Dentre as muitas questões postas ao estudioso da Doutrina espírita, a do fluido vital se reveste das mais intrigantes. Poderíamos pensar que a expressão fluido vital, amplamente utilizada por Kardec, pudesse se limitar a um termo apropriado à época do codificador, sem significado em nossos dias. Afinal, o termo fluido era empregado no século XIX em relação a muitas coisas desconhecidas. Falava-se, por exemplo, em fluido pestífero, para referir-se a algo, ignorado, que causasse a peste. Verificou-se, depois, tratar-se, de uma bactéria.

Todavia, a obra mediúnica surgida no século XX, particularmente através de Yvonne Pereira e Chico Xavier, manteve o termo fluido vital e várias informações sobre ele são colocadas à nossa apreciação.

Para enriquecer nossas reflexões sobre conceito ainda pouco compreendido, apresentamos alguns conceitos extraídos de Kardec, Yvonne e Chico Xavier.


Fluido vital na obra de Kardec

As reflexões de Kardec em torno do fluido vital têm como premissa um fato que, segundo ele, resulta da observação: é que os seres orgânicos têm em si uma força íntima que determina o fenômeno da vida, enquanto essa força existe; que essa força independe da inteligência e do pensamento, portanto difere fundamentalmente do princípio inteligente, e está presente em todos os seres vivos, das plantas ao homem. [i]

Kardec denominou essa força de princípio vital. Ativo no ser vivente e extinto no ser morto, esse princípio dá à substância orgânica propriedades que a distinguem das substâncias inorgânicas. [ii]

Para Kardec, o princípio vital reside em um fluido especial, universalmente espalhado, denominado fluido vital.[iii] Trata-se, então, o fluido vital, de um subproduto do fluido cósmico universal,[iv] exclusivo dos seres vivos e dos Espíritos encarnados, inexistindo na matéria bruta e não sendo identificado, via de regra, entre os desencarnados.[v] Ele funciona como traço de união entre o perispírito e o corpo físico.[vi]

A atividade do princípio vital é alimentada durante a vida pela ação do funcionamento dos órgãos, do mesmo modo que o calor, pelo movimento de rotação de uma roda. Cessada aquela ação, por motivo da morte, o princípio vital se extingue, como o calor, quando a roda deixa de girar.[vii]

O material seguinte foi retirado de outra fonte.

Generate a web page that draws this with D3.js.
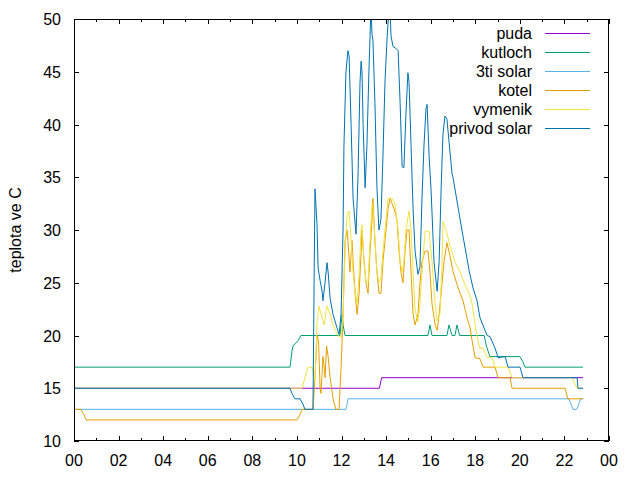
<!DOCTYPE html>
<html>
<head>
<meta charset="utf-8">
<script src="https://cdn.jsdelivr.net/npm/d3@7/dist/d3.min.js"></script>
<style>
  body { margin: 0; background: #fff; }
  text { font-family: "Liberation Sans", Arial, sans-serif; font-size: 16px; fill: #000; }
</style>
</head>
<body>
<div id="viz"></div>
<script>
// hodiny od pulnoci, teplota ve C
const puda = [[0,15],[13.70,15],[13.80,16],[22.84,16]];

const kutloch = [[0,17],[9.69,17],[9.78,18.5],[9.82,19],[10.05,19.5],[10.18,20],[11.93,20],[11.98,21],
  [12.03,22],[12.07,21],[12.16,20],[15.88,20],[15.97,21],[16.06,20],[16.73,20],[16.82,21],[16.96,20],
  [17.09,20],[17.18,21],[17.30,20],[18.40,20],[18.50,19],[18.66,18],[20.00,18],[20.14,17.5],[20.23,17],[22.84,17]];

const solar3ti = [[0,13],[12.20,13],[12.30,14],[22.20,14],[22.30,13.5],[22.38,13],[22.55,13],[22.65,13.5],
  [22.72,14],[22.84,14]];

const kotel = [[0,13],[0.30,13],[0.45,12.5],[0.54,12],[10.0,12],[10.14,12.5],[10.23,13],[10.72,13],[10.81,16],
  [10.90,20],[10.97,19.5],[11.04,15],[11.08,14.5],[11.17,18],[11.22,17],[11.26,16],[11.33,19],[11.40,18],
  [11.49,16],[11.62,14],[11.75,13],[11.89,13],[11.98,17],[12.07,22],[12.16,29],[12.25,30],[12.29,29],
  [12.38,26],[12.47,29],[12.52,27],[12.61,24],[12.70,22],[12.79,24],[12.88,28],[12.92,30],[13.01,27],
  [13.10,25],[13.19,24],[13.28,28],[13.37,31],[13.41,33],[13.50,29],[13.59,26],[13.68,24],[13.77,24],
  [13.86,27],[13.95,29],[14.09,32],[14.18,33],[14.36,32],[14.49,31],[14.58,28],[14.67,26],[14.76,25],
  [14.85,28],[14.94,30],[15.03,30],[15.12,26],[15.21,22],[15.30,21],[15.43,22],[15.52,25],[15.61,27],
  [15.75,28],[15.88,28],[15.97,26],[16.06,23],[16.20,21],[16.29,20.5],[16.38,22],[16.51,25],[16.60,27],
  [16.73,28.8],[16.87,27.5],[17.00,26.1],[17.23,24.5],[17.45,23.3],[17.63,21.7],[17.77,20.7],[17.86,19.5],
  [17.99,17.9],[18.21,17.8],[18.35,17],[18.89,17],[19.02,16],[19.56,16],[19.65,15],[22.03,15],[22.16,14],[22.84,14]];

const vymenik = [[0,15],[10.23,15],[10.36,16],[10.50,17],[10.68,17],[10.81,15.7],[10.90,21],[10.99,22.8],
  [11.08,22],[11.22,21],[11.35,22.8],[11.49,22],[11.62,21],[11.84,20],[11.98,19.8],[12.07,22],[12.16,28],
  [12.25,31.5],[12.34,31.8],[12.43,29],[12.52,26],[12.61,24],[12.70,23],[12.79,26],[12.88,30],[12.92,30.5],
  [13.01,27],[13.10,25],[13.19,25],[13.28,29],[13.37,32.5],[13.41,32],[13.50,29],[13.59,26],[13.68,25],
  [13.77,25.5],[13.86,28],[13.95,30],[14.09,33],[14.27,33],[14.40,32.5],[14.54,30],[14.63,27],[14.72,26],
  [14.80,27],[14.89,30],[15.03,31.8],[15.12,30],[15.21,26],[15.30,22.5],[15.43,21.3],[15.52,23],[15.61,26],
  [15.75,29.9],[15.93,29.9],[16.06,27],[16.20,23],[16.29,21.4],[16.42,22],[16.51,27],[16.55,30.8],[16.69,30],
  [16.87,28.5],[17.09,27],[17.32,26],[17.54,24.8],[17.77,23.8],[17.86,23],[17.99,21],[18.12,19.5],[18.21,18.8],
  [18.35,18.8],[18.53,17.9],[18.75,17.9],[18.89,17],[19.47,17],[19.65,16],[22.34,16],[22.57,15],[22.84,15]];

const privodSolar = [[0,15],[9.69,15],[9.78,14.5],[9.91,14],[10.14,14],[10.27,13.5],[10.36,13],[10.72,13],
  [10.81,33.9],[10.90,30.6],[10.95,26.4],[11.04,25.2],[11.13,24.2],[11.17,23.3],[11.26,25],[11.35,26.9],
  [11.40,26],[11.49,23.5],[11.62,22],[11.80,20.7],[11.89,20.1],[11.98,22],[12.07,30],[12.11,38],[12.20,45],
  [12.29,47],[12.34,46.5],[12.43,40],[12.52,33],[12.65,29.6],[12.74,35],[12.83,44],[12.88,46],[12.92,45],
  [12.97,40],[13.06,34],[13.14,38],[13.23,45],[13.32,51],[13.37,48.5],[13.41,48],[13.50,42],[13.59,34],
  [13.68,30],[13.77,31],[13.86,37],[13.95,44],[14.04,48],[14.13,51],[14.18,51],[14.22,48.4],[14.31,47.4],
  [14.45,47.2],[14.54,47],[14.63,42],[14.72,36],[14.80,35.9],[14.89,41],[14.98,44.9],[15.03,44],[15.12,38],
  [15.21,32],[15.30,28],[15.43,25.8],[15.52,26.5],[15.61,33],[15.70,38],[15.79,41.5],[15.84,41.9],[15.93,37],
  [16.02,33.7],[16.15,27],[16.29,24.2],[16.38,27],[16.47,34],[16.55,39],[16.64,40.8],[16.73,40.5],[16.96,35.3],
  [17.00,35],[17.41,29.9],[17.73,26.1],[17.90,24.5],[18.08,23.3],[18.21,21.7],[18.53,20],[18.66,19.9],
  [18.89,18.8],[19.02,17.9],[19.34,18],[19.47,17],[20.01,17],[20.14,16],[22.57,16],[22.61,15],[22.84,15]];

const seriesNames = ["puda", "kutloch", "3ti solar", "kotel", "vymenik", "privod solar"];
const seriesData = [puda, kutloch, solar3ti, kotel, vymenik, privodSolar];
const seriesColors = ["#9400d3", "#009e73", "#56b4e9", "#e69f00", "#f0e442", "#0072b2"];

const yTicks = [10, 15, 20, 25, 30, 35, 40, 45, 50];
const xTicks = [0, 2, 4, 6, 8, 10, 12, 14, 16, 18, 20, 22, 24];
const xMinorTicks = d3.range(1, 24, 2);

const width = 640, height = 480,
      plot = {left: 74, right: 609, top: 19, bottom: 441};

const x = d3.scaleLinear().domain([0, 24]).range([plot.left, plot.right]);
const y = d3.scaleLinear().domain([10, 50]).range([plot.bottom, plot.top]);

const svg = d3.select('#viz').append('svg')
  .attr('width', width)
  .attr('height', height);

svg.append('clipPath').attr('id', 'clip')
  .append('rect')
    .attr('x', plot.left).attr('y', plot.top)
    .attr('width', plot.right - plot.left)
    .attr('height', plot.bottom - plot.top);

// ticks (dovnitr, i na protejsich stranach)
const ticks = svg.append('g').attr('stroke', '#000').attr('stroke-width', 1);
yTicks.forEach(v => {
  const yy = Math.round(y(v)) + 0.5;
  ticks.append('line').attr('x1', plot.left).attr('x2', plot.left + 5).attr('y1', yy).attr('y2', yy);
  ticks.append('line').attr('x1', plot.right - 5).attr('x2', plot.right).attr('y1', yy).attr('y2', yy);
});
xTicks.forEach(v => {
  const xx = Math.round(x(v)) + 0.5;
  ticks.append('line').attr('x1', xx).attr('x2', xx).attr('y1', plot.bottom).attr('y2', plot.bottom - 5);
  ticks.append('line').attr('x1', xx).attr('x2', xx).attr('y1', plot.top).attr('y2', plot.top + 5);
});
xMinorTicks.forEach(v => {
  const xx = Math.round(x(v)) + 0.5;
  ticks.append('line').attr('x1', xx).attr('x2', xx).attr('y1', plot.bottom).attr('y2', plot.bottom - 3);
  ticks.append('line').attr('x1', xx).attr('x2', xx).attr('y1', plot.top).attr('y2', plot.top + 3);
});

// labels
svg.append('g').selectAll('text')
  .data(yTicks)
  .enter().append('text')
    .attr('x', 61)
    .attr('y', d => y(d) + 6)
    .attr('text-anchor', 'end')
    .text(d => d);

svg.append('g').selectAll('text')
  .data(xTicks)
  .enter().append('text')
    .attr('x', d => x(d))
    .attr('y', 466)
    .attr('text-anchor', 'middle')
    .text(d => d3.format('02d')(d % 24));

svg.append('text')
  .attr('transform', 'translate(21,' + ((plot.top + plot.bottom) / 2) + ') rotate(-90)')
  .attr('text-anchor', 'middle')
  .text('teplota ve C');

// lines
const line = d3.line().x(d => x(d[0])).y(d => y(d[1]));
svg.append('g').attr('clip-path', 'url(#clip)')
  .selectAll('path')
  .data(seriesData)
  .enter().append('path')
    .attr('d', line)
    .attr('fill', 'none')
    .attr('stroke', (d, i) => seriesColors[i])
    .attr('stroke-width', 1);

// border
svg.append('rect')
  .attr('x', plot.left + 0.5).attr('y', plot.top + 0.5)
  .attr('width', plot.right - plot.left - 1)
  .attr('height', plot.bottom - plot.top - 1)
  .attr('fill', 'none')
  .attr('stroke', '#000');

// key
const key = svg.append('g');
seriesNames.forEach((name, i) => {
  const ky = 33 + i * 19;
  key.append('text')
    .attr('x', 532).attr('y', ky + 6)
    .attr('text-anchor', 'end')
    .text(name);
  key.append('line')
    .attr('x1', 545).attr('x2', 590)
    .attr('y1', ky + 0.5).attr('y2', ky + 0.5)
    .attr('stroke', seriesColors[i]);
});
</script>
</body>
</html>
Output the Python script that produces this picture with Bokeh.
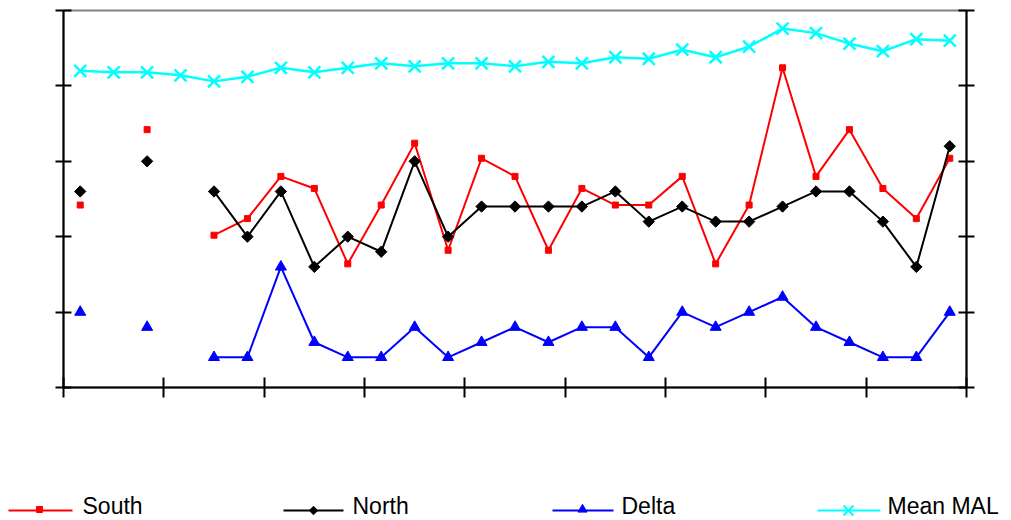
import math
from bokeh.plotting import figure
from bokeh.models import ColumnDataSource, LinearAxis, FixedTicker, Range1d, CustomJSTickFormatter
from bokeh.core.properties import value
from bokeh.embed import file_html
from bokeh.resources import INLINE

nan = float("nan")

# 27 sampling periods, no tick labels shown on the category axis
periods = list(range(1, 28))

south = [12.1, nan, 17.1, nan, 10.1, 11.2, 14.0, 13.2, 8.2, 12.1, 16.2, 9.1, 15.2, 14.0,
         9.1, 13.2, 12.1, 12.1, 14.0, 8.2, 12.1, 21.2, 14.0, 17.1, 13.2, 11.2, 15.2]
north = [13, nan, 15, nan, 13, 10, 13, 8, 10, 9, 15, 10, 12, 12,
         12, 12, 13, 11, 12, 11, 11, 12, 13, 13, 11, 8, 16]
delta = [5, nan, 4, nan, 2, 2, 8, 3, 2, 2, 4, 2, 3, 4,
         3, 4, 4, 2, 5, 4, 5, 6, 4, 3, 2, 2, 5]
mean_mal = [21.0, 20.9, 20.9, 20.7, 20.3, 20.6, 21.2, 20.9, 21.2, 21.5, 21.3, 21.5, 21.5, 21.3,
            21.6, 21.5, 21.9, 21.8, 22.4, 21.9, 22.6, 23.8, 23.5, 22.8, 22.3, 23.1, 23.0]

y_ticks = [0, 5, 10, 15, 20, 25]
x_ticks = [0, 3, 6, 9, 12, 15, 18, 21, 24, 27]

xs = [p - 0.5 for p in periods]
src = ColumnDataSource(dict(x=xs, south=south, north=north, delta=delta, mean=mean_mal))

blank = CustomJSTickFormatter(code="return ''")

p = figure(width=1011, height=400, frame_width=903, frame_height=377,
           x_range=Range1d(0, len(periods)), y_range=Range1d(y_ticks[0], y_ticks[-1]),
           output_backend="svg", toolbar_location=None,
           min_border_left=63, min_border_right=45, min_border_top=10, min_border_bottom=13,
           x_axis_location=None, y_axis_location=None)
p.xgrid.visible = False
p.ygrid.visible = False
p.outline_line_color = "#808080"
p.outline_line_width = 2
p.background_fill_color = "white"
p.border_fill_color = "white"


def style_axis(ax, ticks):
    ax.ticker = FixedTicker(ticks=ticks, minor_ticks=[])
    ax.formatter = blank
    ax.axis_line_color = "black"
    ax.axis_line_width = 2
    ax.major_tick_line_color = "black"
    ax.major_tick_line_width = 2
    ax.major_tick_in = 8
    ax.major_tick_out = 8
    ax.minor_tick_line_color = None
    ax.major_label_standoff = 0
    ax.major_label_text_font_size = "1px"


for loc in ("left", "right"):
    ax = LinearAxis()
    style_axis(ax, y_ticks)
    p.add_layout(ax, loc)

bx = LinearAxis()
style_axis(bx, x_ticks)
bx.major_tick_in = 10
bx.major_tick_out = 10
p.add_layout(bx, "below")

# Series lines and markers
p.line("x", "south", source=src, line_color="#FF0000", line_width=2)
p.scatter("x", "south", source=src, marker="square", size=6, fill_color="#FF0000", line_color="#FF0000")

p.line("x", "north", source=src, line_color="black", line_width=2)
p.scatter("x", "north", source=src, marker="square", angle=math.pi / 4, size=8,
          fill_color="black", line_color="black")

p.line("x", "delta", source=src, line_color="#0000FF", line_width=2)
p.scatter("x", "delta", source=src, marker="triangle", size=11, fill_color="#0000FF", line_color="#0000FF")

p.line("x", "mean", source=src, line_color="#00FFFF", line_width=2.5)
p.scatter("x", "mean", source=src, marker="x", size=17, line_color="#00FFFF", line_width=2.5)

# Legend strip drawn in pixel units underneath the chart (separate root, no frame alignment)
lg = figure(width=1011, height=120, x_range=Range1d(0, 1011), y_range=Range1d(120, 0),
            output_backend="svg", toolbar_location=None,
            min_border=0, x_axis_location=None, y_axis_location=None)
lg.xgrid.visible = False
lg.ygrid.visible = False
lg.outline_line_color = None
lg.background_fill_color = "white"
lg.border_fill_color = "white"

names = ["South", "North", "Delta", "Mean MAL"]
colors = ["#FF0000", "black", "#0000FF", "#00FFFF"]
line_x0 = [8, 283, 552, 817]
line_x1 = [72, 343, 613, 880]
mark_x = [39, 313, 582, 848]
text_x = [82, 352, 621, 887]
ly = 110

lg.segment(x0=line_x0, y0=[ly] * 4, x1=line_x1, y1=[ly] * 4, line_color=colors, line_width=2)
lg.scatter(x=[mark_x[0]], y=[ly - 1], marker="square", size=6, fill_color=colors[0], line_color=colors[0])
lg.scatter(x=[mark_x[1]], y=[ly], marker="square", angle=math.pi / 4, size=6,
           fill_color=colors[1], line_color=colors[1])
lg.scatter(x=[mark_x[2]], y=[ly - 1], marker="triangle", size=9, fill_color=colors[2], line_color=colors[2])
lg.scatter(x=[mark_x[3]], y=[ly], marker="x", size=14, line_color=colors[3], line_width=2)
lg.text(x=text_x, y=[ly - 5] * 4, text=names, text_font=value("Liberation Sans"),
        text_font_size="23px", text_baseline="middle", text_align="left", text_color="black")

open("out.html", "w").write(file_html([p, lg], INLINE))
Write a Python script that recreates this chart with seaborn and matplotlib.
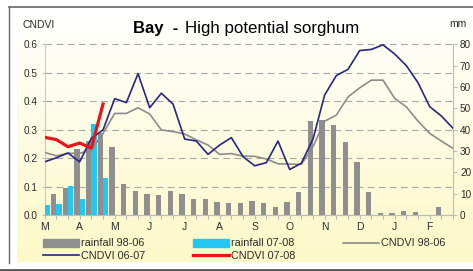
import numpy as np
import pandas as pd
import matplotlib
matplotlib.use("Agg")
import matplotlib.pyplot as plt
from matplotlib.lines import Line2D
from matplotlib.patches import Patch
import seaborn as sns

# dekads from March to February (3 per month)
dekads = list(range(36))
month_labels = ["M", "A", "M", "J", "J", "A", "S", "O", "N", "D", "J", "F"]

# rainfall (mm) per dekad
rain_9806 = [np.nan, 9.7, 12.5, 30.8, 34.5, 38.5, 32.0, 14.5, 11.3, 9.8, 9.4, 11.3,
             9.8, 7.4, 7.4, 6.2, 5.8, 5.6, 6.4, 5.8, 3.6, 6.2, 11.0, 44.0,
             44.7, 42.4, 34.0, 24.8, 11.0, 0.9, 0.9, 2.0, 1.2, 0.0, 3.8, 0.0]
rain_0708 = [4.6, 5.0, 13.8, 7.5, 42.6, 17.2]

# CNDVI series
cndvi_9806 = [0.220, 0.208, 0.217, 0.217, 0.228, 0.287, 0.357, 0.357, 0.377, 0.355, 0.299, 0.293,
              0.285, 0.264, 0.246, 0.213, 0.216, 0.207, 0.206, 0.197, 0.180, 0.179, 0.178, 0.240,
              0.330, 0.351, 0.415, 0.447, 0.474, 0.474, 0.410, 0.380, 0.330, 0.287, 0.260, 0.234]
cndvi_0607 = [0.187, 0.201, 0.218, 0.187, 0.270, 0.299, 0.409, 0.395, 0.497, 0.377, 0.428, 0.390,
              0.267, 0.260, 0.213, 0.246, 0.272, 0.205, 0.173, 0.184, 0.260, 0.160, 0.182, 0.267,
              0.422, 0.490, 0.512, 0.578, 0.582, 0.598, 0.566, 0.525, 0.465, 0.381, 0.348, 0.305]
cndvi_0708 = [0.273, 0.265, 0.240, 0.253, 0.235, 0.390]

c_grey_bar = "#8f8f8f"
c_cyan = "#22c8f2"
c_grey_line = "#8c8c8c"
c_navy = "#27277f"
c_red = "#e8151b"
txt = "#2b2b2b"

plt.rcParams["font.family"] = ["Liberation Sans", "DejaVu Sans"]

W, H = 473, 271
fig = plt.figure(figsize=(W / 100, H / 100), dpi=100)
fig.patch.set_facecolor("white")

# cream gradient background
bg = fig.add_axes([17 / W, 1 - 262 / H, (W - 17) / W, (262 - 10) / H])
grad = np.linspace(0, 1, 256).reshape(-1, 1)
top = np.array([1.0, 1.0, 1.0])
bot = np.array([0.99, 0.975, 0.78])
img = top + (bot - top) * grad[:, :, None] * np.ones((1, 2, 3))
bg.imshow(img, aspect="auto", extent=[0, 1, 0, 1])
bg.axis("off")

# frame lines
fig.add_artist(Line2D([9 / W, 1], [1 - 7 / H, 1 - 7 / H], color="#666666", lw=1.2))
fig.add_artist(Line2D([9 / W, 9 / W], [1 - 7 / H, 1 - 263 / H], color="#666666", lw=1.0))
fig.add_artist(Line2D([0, 1], [1 - 270 / H, 1 - 270 / H], color="#555555", lw=2))

pos = [44.7 / W, 1 - 215 / H, (453 - 44.7) / W, (215 - 44.3) / H]
ax = fig.add_axes(pos)          # left axis + grid
ax_bar = ax.twinx()             # rainfall (mm)
ax_line = ax.twinx()            # CNDVI lines on top
for a in (ax, ax_bar, ax_line):
    a.patch.set_visible(False)
ax.set_zorder(1)
ax_bar.set_zorder(2)
ax_line.set_zorder(3)

# bars
df_rain = pd.DataFrame({
    "dekad": dekads * 2,
    "mm": rain_9806 + rain_0708 + [0.0] * (36 - len(rain_0708)),
    "serie": ["rainfall 98-06"] * 36 + ["rainfall 07-08"] * 36,
}).dropna()
sns.barplot(data=df_rain, x="dekad", y="mm", hue="serie", order=dekads,
            hue_order=["rainfall 98-06", "rainfall 07-08"],
            palette=[c_grey_bar, c_cyan], width=0.92, errorbar=None,
            saturation=1, legend=False, ax=ax_bar)

# lines
sns.lineplot(x=dekads, y=cndvi_9806, color=c_grey_line, lw=1.2, ax=ax_line)
sns.lineplot(x=dekads, y=cndvi_0607, color=c_navy, lw=1.2, ax=ax_line)
sns.lineplot(x=dekads[:len(cndvi_0708)], y=cndvi_0708, color=c_red, lw=2.3, ax=ax_line)

for a in (ax, ax_bar, ax_line):
    a.set_xlim(0, 35)
ax.set_ylim(0, 0.6)
ax_line.set_ylim(0, 0.6)
ax_bar.set_ylim(0, 80)

# left axis
ax.set_yticks(np.arange(0, 0.61, 0.1))
ax.set_yticklabels([f"{v:.1f}" for v in np.arange(0, 0.61, 0.1)], fontsize=7.2, color=txt)
ax.tick_params(axis="y", length=2, color="#bbbbbb", pad=3)
ax.grid(axis="y", color="#a8a8a8", lw=0.8, ls=(0, (6, 4)))
ax.set_axisbelow(True)
for s in ["top", "right"]:
    ax.spines[s].set_visible(False)
ax.spines["left"].set_color("#c8c8c8")
ax.spines["bottom"].set_color("#bbbbbb")
ax.set_xticks(dekads)
ax.set_xticklabels([month_labels[i // 3] if i % 3 == 0 else "" for i in dekads],
                   fontsize=7.5, color=txt)
ax.tick_params(axis="x", length=3, color="#bbbbbb", pad=2)

# right axis
ax_bar.set_yticks(range(0, 81, 10))
ax_bar.set_yticklabels([str(v) for v in range(0, 81, 10)], fontsize=7.2, color=txt)
ax_bar.tick_params(axis="y", length=3, color="#bbbbbb", pad=2)
ax_bar.set_xlabel("")
ax_bar.set_ylabel("")
for s in ["top", "left", "bottom"]:
    ax_bar.spines[s].set_visible(False)
ax_bar.spines["right"].set_color("#bbbbbb")
ax_bar.tick_params(axis="x", bottom=False, labelbottom=False)

ax_line.axis("off")

# texts
fig.text(22 / W, 1 - 25 / H, "CNDVI", fontsize=7.5, color=txt, va="center")
fig.text(449 / W, 1 - 24 / H, "mm", fontsize=7.5, color=txt, va="center")
fig.text(133 / W, 1 - 33.3 / H, "Bay  -", fontsize=12, fontweight="bold", va="baseline")
fig.text(185 / W, 1 - 33.3 / H, "High potential sorghum", fontsize=12.2, va="baseline")

# legend
handles = [
    Patch(color=c_grey_bar, label="rainfall 98-06"),
    Line2D([], [], color=c_navy, lw=1.2, label="CNDVI 06-07"),
    Patch(color=c_cyan, label="rainfall 07-08"),
    Line2D([], [], color=c_red, lw=2.3, label="CNDVI 07-08"),
    Line2D([], [], color=c_grey_line, lw=1.2, label="CNDVI 98-06"),
]
fig.legend(handles=handles, ncol=3, loc="upper left",
           bbox_to_anchor=(43 / W, 1 - 238.5 / H), frameon=False, fontsize=7.8,
           handlelength=3.3, handleheight=0.75, handletextpad=0.25,
           columnspacing=4.35, labelspacing=0.25, borderpad=0, borderaxespad=0,
           labelcolor=txt)

fig.savefig("out.png", dpi=100)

Escreveu Kardec: o conjunto dos órgãos constitui uma espécie de mecanismo que recebe impulsão da atividade íntima ou princípio vital que entre eles existe. O princípio vital é a força motriz dos corpos orgânicos. Ao mesmo tempo que o agente vital dá impulsão aos órgãos, a ação destes entretém e desenvolve a atividade daquele agente, quase como sucede com o atrito, que desenvolve o calor.[viii]

Kardec compara os corpos orgânicos com as pilhas elétricas, que funcionam enquanto os elementos dessas pilhas se acham em condições de produzir eletricidade: é a vida; que deixam de funcionar, quando tais condições desaparecem: é a morte. Segundo essa maneira de ver, o princípio vital não seria mais do que uma espécie particular de eletricidade, denominada eletricidade animal, que durante a vida se desprende pela ação dos órgãos e cuja produção cessa, quando da morte, por se extinguir tal ação.[ix]

A quantidade de fluido vital não é absoluta em todos os seres orgânicos. Varia segundo as espécies e não é constante, quer em cada indivíduo, quer nos indivíduos de uma espécie. Alguns há, que se acham, por assim dizer, saturados desse fluido, enquanto outros o possuem em quantidade apenas suficiente.[x] O magnetismo, em tais casos, constitui, muitas vezes, poderoso meio de ação, porque restitui ao corpo o fluido vital que lhe falta para manter o funcionamento dos órgãos.[xi]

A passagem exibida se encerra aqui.